In April, Sivan surprised everyone with his new song, “Take Yourself Home.” The song itself did not veer too far off from Sivan’s usual theme of melancholy, yet upbeat songs–though one might say it seemed more candid than anything we have heard from Sivan before. The lyrics discuss his fear of looking back on his life to find only regrets and missed opportunities. Though the lyrics are well thought out, what I appreciate most about the song is the overall simplicity of Sivan’s vocal choices. This song highlights his voice in quite a beautiful way, while simultaneously creating a slow-building tension with a somber club beat. It set the stage for Sivan to release more new music, creating a buzz among his fans over what is to come. 

A few months after his release of “Take Yourself Home,” Sivan released his second song “Easy,” on July 15. Following the theme of sad lyrics with an upbeat sound, this song compliments his last single rather seamlessly. “Easy” is a dance song through and through.

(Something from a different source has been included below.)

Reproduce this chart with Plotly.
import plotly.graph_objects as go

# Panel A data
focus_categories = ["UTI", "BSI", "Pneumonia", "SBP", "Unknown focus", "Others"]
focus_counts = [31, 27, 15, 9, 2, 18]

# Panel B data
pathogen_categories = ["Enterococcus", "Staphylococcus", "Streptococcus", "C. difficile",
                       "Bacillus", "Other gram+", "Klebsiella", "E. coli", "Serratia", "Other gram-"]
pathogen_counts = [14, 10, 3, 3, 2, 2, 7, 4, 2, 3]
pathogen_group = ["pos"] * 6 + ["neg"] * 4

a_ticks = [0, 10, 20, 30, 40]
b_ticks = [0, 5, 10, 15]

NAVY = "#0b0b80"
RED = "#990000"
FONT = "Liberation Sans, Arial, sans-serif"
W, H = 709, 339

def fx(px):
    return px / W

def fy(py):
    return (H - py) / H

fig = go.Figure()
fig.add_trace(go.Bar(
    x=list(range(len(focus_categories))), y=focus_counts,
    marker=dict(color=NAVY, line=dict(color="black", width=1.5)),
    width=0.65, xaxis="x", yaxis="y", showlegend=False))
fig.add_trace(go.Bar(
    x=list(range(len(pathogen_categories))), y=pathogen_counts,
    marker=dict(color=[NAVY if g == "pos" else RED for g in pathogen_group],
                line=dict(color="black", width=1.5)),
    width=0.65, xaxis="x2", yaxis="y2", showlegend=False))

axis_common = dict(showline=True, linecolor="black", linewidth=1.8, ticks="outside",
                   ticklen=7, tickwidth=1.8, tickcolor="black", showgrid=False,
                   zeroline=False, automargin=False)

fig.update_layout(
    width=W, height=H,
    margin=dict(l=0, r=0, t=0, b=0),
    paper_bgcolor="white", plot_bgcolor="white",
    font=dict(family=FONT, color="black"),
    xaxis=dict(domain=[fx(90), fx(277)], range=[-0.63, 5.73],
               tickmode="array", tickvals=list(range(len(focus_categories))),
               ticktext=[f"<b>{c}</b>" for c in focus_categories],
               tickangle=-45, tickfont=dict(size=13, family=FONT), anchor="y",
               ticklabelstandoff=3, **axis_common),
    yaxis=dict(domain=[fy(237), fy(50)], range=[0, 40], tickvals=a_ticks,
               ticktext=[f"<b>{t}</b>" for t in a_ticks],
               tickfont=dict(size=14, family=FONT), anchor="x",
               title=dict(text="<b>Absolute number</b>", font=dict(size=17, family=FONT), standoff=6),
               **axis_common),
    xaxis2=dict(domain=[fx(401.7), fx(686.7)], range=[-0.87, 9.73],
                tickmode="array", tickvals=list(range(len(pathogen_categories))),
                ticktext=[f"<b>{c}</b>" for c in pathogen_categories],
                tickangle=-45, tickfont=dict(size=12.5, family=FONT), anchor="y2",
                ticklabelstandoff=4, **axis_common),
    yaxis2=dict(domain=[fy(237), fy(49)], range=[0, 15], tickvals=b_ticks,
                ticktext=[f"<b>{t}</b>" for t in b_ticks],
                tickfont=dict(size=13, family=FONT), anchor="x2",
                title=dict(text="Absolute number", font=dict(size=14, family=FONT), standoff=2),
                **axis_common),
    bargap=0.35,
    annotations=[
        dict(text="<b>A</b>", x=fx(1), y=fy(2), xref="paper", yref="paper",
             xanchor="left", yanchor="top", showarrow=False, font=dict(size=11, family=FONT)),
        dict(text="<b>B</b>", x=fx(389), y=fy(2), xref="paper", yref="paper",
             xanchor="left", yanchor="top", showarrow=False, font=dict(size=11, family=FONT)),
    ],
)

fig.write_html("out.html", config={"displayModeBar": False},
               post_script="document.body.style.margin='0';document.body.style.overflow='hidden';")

It’s use of autotune and a funky beat keep it from becoming just another ballad about a failing relationship. Telling the story of a crumbling relationship, Sivan once again finds a way to dive headfirst into a rather sad topic in a way that doesn’t feel forced. 

These two songs fall in line with Sivan’s long collection of synth-pop songs that have less than happy lyrics. Sivan has mastered the ‘sad at a party’ vibe that is becoming increasingly popular among young adults today, and he knows it. Why fix what isn’t broken, right? He does this by creating music that feels almost too personal, like the listeners are reading the lyrics right out of his diary, and it works for him. His sincerity and ability to open up in such a way surely helps him create music that continues to capture audiences all over the world. With promises of a new EP to be released on August 21, “In A Dream,” I can’t wait to see what he has in store for us.